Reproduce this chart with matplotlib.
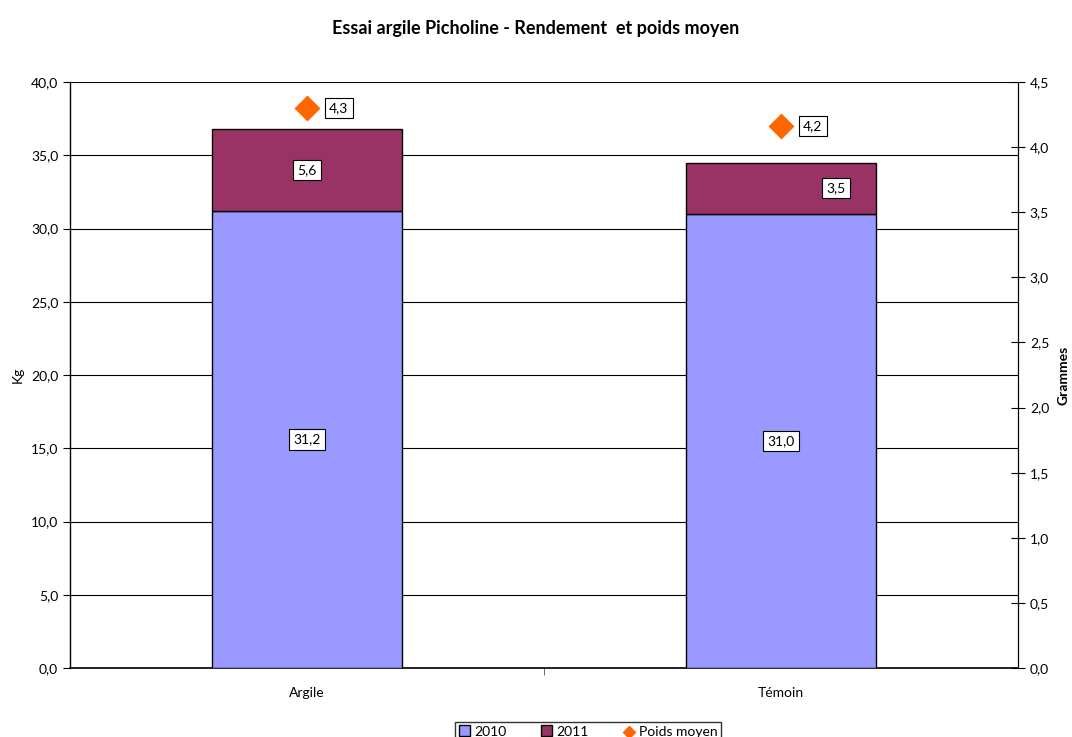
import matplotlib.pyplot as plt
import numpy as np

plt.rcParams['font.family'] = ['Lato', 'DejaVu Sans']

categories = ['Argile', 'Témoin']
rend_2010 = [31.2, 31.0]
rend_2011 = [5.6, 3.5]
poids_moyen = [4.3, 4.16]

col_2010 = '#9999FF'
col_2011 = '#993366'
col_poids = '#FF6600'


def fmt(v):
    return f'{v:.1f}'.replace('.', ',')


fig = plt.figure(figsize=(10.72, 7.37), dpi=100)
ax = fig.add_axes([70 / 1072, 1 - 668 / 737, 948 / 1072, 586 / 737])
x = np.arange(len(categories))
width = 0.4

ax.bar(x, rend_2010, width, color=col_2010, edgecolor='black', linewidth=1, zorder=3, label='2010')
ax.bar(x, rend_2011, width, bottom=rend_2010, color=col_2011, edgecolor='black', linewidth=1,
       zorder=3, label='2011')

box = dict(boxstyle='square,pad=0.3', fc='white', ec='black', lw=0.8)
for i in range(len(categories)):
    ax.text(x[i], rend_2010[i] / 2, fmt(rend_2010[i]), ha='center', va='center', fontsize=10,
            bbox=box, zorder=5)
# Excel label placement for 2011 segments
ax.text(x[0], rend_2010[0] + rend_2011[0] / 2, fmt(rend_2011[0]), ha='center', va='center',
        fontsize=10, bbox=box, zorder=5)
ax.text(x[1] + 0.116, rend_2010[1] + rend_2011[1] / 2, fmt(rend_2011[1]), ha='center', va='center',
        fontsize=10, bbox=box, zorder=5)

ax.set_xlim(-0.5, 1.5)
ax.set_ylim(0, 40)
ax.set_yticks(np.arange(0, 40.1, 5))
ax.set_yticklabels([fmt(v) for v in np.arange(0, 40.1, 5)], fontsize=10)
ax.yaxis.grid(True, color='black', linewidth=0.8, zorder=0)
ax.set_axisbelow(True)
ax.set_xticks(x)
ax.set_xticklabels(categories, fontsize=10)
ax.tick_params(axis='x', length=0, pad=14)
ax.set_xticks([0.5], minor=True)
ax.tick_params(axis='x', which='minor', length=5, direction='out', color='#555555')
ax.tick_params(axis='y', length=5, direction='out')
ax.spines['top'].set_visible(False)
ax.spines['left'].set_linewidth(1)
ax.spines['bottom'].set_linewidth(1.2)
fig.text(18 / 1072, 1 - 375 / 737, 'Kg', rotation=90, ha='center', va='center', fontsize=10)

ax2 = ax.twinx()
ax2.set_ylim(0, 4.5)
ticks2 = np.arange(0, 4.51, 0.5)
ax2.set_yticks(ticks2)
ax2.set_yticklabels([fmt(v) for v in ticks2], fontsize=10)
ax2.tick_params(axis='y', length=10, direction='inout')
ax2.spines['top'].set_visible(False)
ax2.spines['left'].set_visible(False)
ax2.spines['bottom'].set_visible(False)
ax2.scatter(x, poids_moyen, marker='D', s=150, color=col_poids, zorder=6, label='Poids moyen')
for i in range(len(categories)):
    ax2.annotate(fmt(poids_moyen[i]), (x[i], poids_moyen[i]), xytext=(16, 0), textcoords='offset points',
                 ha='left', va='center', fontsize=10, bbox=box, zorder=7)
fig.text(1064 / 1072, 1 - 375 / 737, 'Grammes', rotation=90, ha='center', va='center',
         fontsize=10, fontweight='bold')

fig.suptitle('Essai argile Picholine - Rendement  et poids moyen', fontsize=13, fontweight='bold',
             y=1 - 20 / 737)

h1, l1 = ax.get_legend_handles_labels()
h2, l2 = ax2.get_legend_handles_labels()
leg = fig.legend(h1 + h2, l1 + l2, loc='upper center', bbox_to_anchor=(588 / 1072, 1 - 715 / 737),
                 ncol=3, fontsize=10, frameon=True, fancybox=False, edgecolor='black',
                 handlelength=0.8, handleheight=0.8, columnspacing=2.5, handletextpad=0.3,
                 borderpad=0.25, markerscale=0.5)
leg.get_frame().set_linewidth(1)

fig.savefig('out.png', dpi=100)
==
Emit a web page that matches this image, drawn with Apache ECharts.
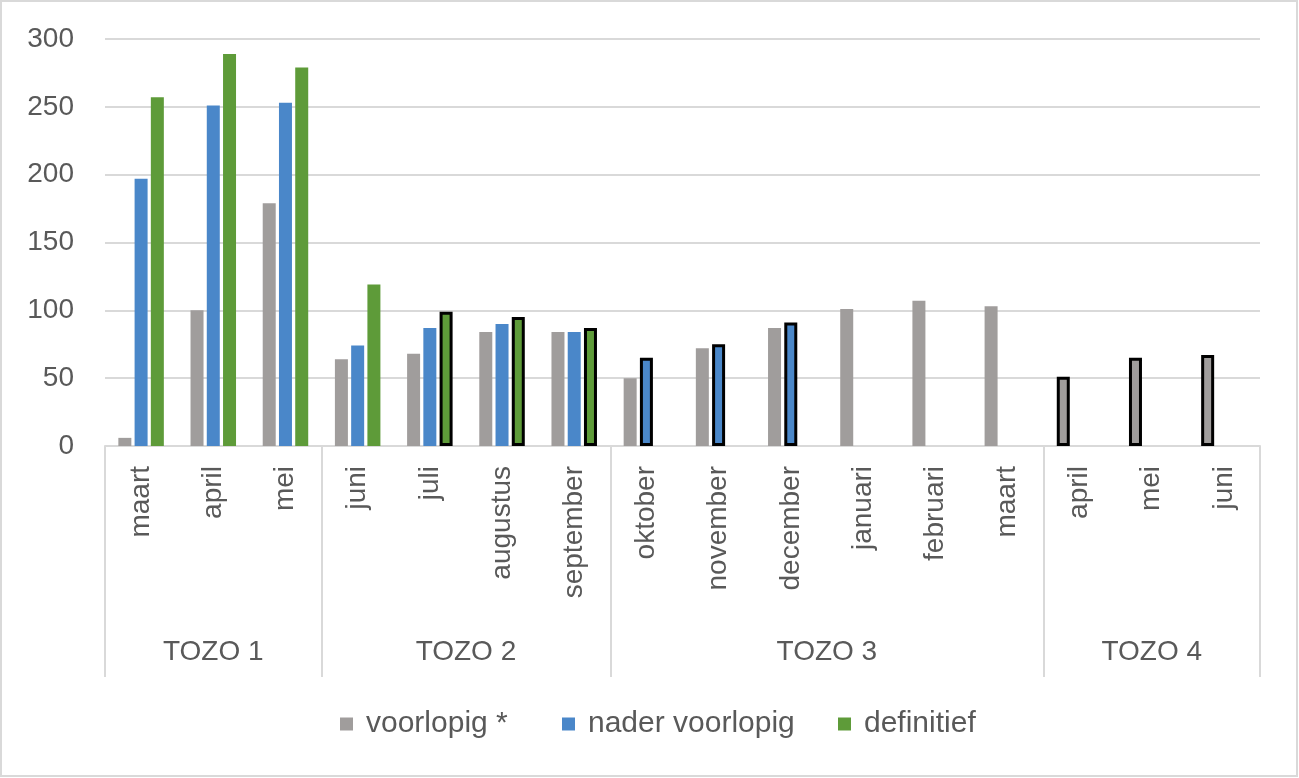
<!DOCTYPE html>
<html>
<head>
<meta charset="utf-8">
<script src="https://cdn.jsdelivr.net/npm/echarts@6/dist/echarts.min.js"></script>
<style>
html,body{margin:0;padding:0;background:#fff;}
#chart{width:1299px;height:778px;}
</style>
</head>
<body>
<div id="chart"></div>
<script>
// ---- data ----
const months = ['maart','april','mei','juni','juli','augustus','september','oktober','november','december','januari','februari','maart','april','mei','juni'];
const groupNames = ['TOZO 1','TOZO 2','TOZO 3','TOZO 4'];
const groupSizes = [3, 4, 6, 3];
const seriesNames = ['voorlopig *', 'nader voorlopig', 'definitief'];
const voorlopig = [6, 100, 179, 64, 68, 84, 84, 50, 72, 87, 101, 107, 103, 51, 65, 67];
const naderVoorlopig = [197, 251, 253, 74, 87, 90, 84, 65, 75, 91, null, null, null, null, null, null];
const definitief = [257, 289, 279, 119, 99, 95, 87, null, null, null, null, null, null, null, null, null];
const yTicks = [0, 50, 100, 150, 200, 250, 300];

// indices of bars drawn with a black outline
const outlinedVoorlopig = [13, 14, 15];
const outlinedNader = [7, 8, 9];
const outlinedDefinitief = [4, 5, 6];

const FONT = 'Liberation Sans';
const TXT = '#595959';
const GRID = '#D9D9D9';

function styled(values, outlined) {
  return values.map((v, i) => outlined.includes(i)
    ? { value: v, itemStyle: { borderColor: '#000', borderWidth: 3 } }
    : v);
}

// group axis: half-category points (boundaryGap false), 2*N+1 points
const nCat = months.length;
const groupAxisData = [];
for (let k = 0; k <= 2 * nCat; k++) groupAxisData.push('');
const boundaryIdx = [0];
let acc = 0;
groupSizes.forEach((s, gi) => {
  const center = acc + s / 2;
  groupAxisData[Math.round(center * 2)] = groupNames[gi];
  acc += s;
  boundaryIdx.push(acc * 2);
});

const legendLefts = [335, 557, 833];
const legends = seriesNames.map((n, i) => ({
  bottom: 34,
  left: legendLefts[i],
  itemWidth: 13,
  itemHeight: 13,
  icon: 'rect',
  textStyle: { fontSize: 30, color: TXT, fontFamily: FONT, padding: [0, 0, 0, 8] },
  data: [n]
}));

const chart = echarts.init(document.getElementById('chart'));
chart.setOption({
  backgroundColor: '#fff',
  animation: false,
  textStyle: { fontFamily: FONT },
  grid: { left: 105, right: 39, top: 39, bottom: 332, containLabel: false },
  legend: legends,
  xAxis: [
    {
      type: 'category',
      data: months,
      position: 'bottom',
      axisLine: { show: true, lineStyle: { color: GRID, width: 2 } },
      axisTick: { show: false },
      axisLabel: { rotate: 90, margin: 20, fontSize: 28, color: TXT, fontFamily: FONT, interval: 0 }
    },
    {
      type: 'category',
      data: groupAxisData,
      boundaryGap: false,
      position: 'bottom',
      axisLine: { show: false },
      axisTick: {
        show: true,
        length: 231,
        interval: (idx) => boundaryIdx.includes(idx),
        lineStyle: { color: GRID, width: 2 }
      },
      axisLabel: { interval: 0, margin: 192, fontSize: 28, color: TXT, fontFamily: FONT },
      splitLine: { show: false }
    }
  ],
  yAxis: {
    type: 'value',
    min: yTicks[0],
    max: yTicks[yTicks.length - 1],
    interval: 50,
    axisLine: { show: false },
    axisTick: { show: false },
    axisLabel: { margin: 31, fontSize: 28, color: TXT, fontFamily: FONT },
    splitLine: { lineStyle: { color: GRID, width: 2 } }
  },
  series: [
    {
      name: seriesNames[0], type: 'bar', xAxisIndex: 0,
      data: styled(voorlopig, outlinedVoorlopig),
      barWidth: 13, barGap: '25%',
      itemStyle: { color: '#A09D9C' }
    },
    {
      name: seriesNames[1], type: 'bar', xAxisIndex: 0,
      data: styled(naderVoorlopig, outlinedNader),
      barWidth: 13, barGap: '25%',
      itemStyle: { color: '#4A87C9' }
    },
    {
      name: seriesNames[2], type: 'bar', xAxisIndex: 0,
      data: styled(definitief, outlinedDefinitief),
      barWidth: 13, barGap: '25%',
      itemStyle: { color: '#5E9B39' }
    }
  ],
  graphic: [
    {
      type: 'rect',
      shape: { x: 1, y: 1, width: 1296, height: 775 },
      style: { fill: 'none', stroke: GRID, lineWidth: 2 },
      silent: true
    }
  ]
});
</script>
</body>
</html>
...
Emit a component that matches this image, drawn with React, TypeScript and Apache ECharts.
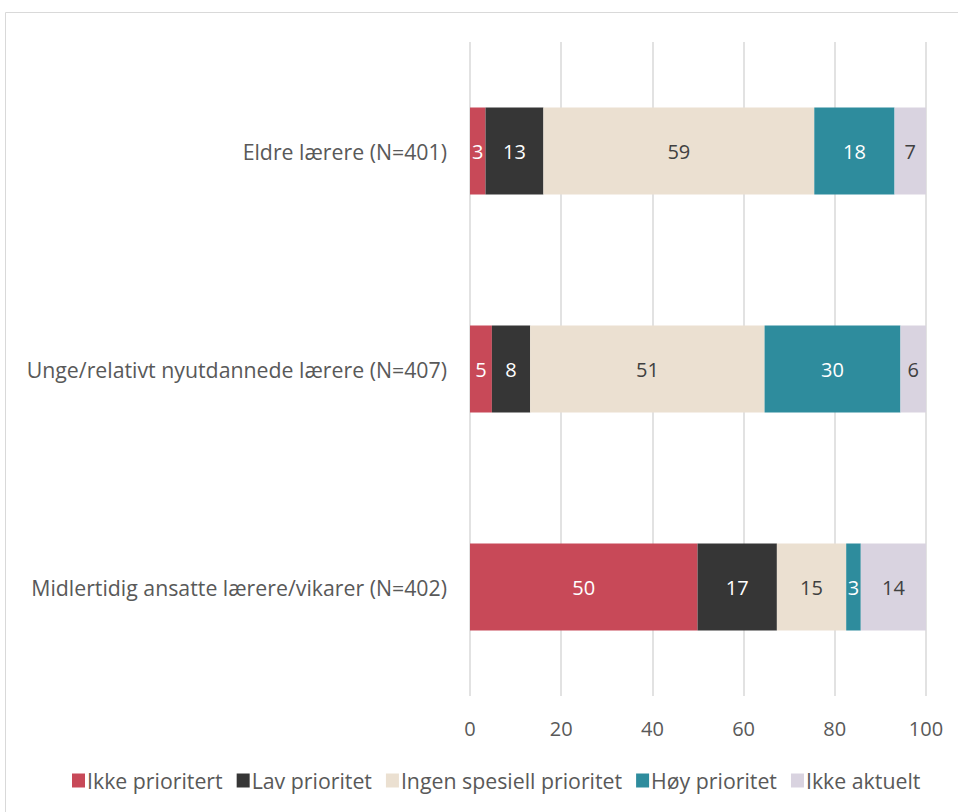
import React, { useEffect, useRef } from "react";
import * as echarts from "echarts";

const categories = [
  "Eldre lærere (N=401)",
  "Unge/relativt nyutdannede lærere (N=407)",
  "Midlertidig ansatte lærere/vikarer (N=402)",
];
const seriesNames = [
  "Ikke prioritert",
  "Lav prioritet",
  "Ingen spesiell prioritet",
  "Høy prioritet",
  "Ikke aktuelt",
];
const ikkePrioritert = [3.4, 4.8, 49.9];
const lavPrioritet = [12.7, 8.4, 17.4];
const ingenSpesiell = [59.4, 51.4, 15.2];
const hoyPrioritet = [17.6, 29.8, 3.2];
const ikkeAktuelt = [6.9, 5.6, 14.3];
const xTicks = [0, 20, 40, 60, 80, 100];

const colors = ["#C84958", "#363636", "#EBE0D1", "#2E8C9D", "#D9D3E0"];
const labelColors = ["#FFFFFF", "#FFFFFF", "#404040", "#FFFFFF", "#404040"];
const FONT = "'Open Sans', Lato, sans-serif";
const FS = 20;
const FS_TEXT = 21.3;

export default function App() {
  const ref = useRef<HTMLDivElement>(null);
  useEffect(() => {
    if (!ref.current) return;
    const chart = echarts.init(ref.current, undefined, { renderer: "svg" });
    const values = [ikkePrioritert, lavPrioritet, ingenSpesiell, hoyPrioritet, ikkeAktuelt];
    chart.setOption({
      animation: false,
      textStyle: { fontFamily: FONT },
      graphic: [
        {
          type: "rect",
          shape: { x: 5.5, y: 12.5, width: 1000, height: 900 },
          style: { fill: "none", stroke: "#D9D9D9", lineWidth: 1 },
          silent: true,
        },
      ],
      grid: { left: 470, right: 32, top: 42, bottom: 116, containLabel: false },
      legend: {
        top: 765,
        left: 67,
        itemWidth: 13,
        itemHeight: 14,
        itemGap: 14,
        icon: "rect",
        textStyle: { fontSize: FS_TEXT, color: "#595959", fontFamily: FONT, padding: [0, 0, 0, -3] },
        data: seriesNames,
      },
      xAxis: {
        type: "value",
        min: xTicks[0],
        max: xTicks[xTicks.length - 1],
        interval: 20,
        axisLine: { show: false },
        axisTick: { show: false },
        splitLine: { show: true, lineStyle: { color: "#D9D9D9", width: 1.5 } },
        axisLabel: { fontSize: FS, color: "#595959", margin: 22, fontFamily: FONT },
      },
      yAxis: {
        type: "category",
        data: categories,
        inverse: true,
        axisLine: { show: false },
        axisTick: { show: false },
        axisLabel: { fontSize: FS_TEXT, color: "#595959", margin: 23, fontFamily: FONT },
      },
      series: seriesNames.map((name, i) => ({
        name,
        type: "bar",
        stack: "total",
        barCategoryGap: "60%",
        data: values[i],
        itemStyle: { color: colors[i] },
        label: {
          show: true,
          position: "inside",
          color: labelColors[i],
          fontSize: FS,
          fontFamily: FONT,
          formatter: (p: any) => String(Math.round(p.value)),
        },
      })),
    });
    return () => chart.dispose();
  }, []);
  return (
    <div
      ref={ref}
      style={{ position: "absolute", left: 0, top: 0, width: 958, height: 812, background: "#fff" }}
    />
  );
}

### OBJECTIVE
The lines to reproduce run from the one above containing "Emit a component" through the one containing "import * as". Copy them exactly and leave out all pictures.

### WRITTEN RESPONSE
Emit a component that matches this image, drawn with React, TypeScript and Apache ECharts.
import React, { useEffect, useRef } from "react";
import * as echarts from "echarts";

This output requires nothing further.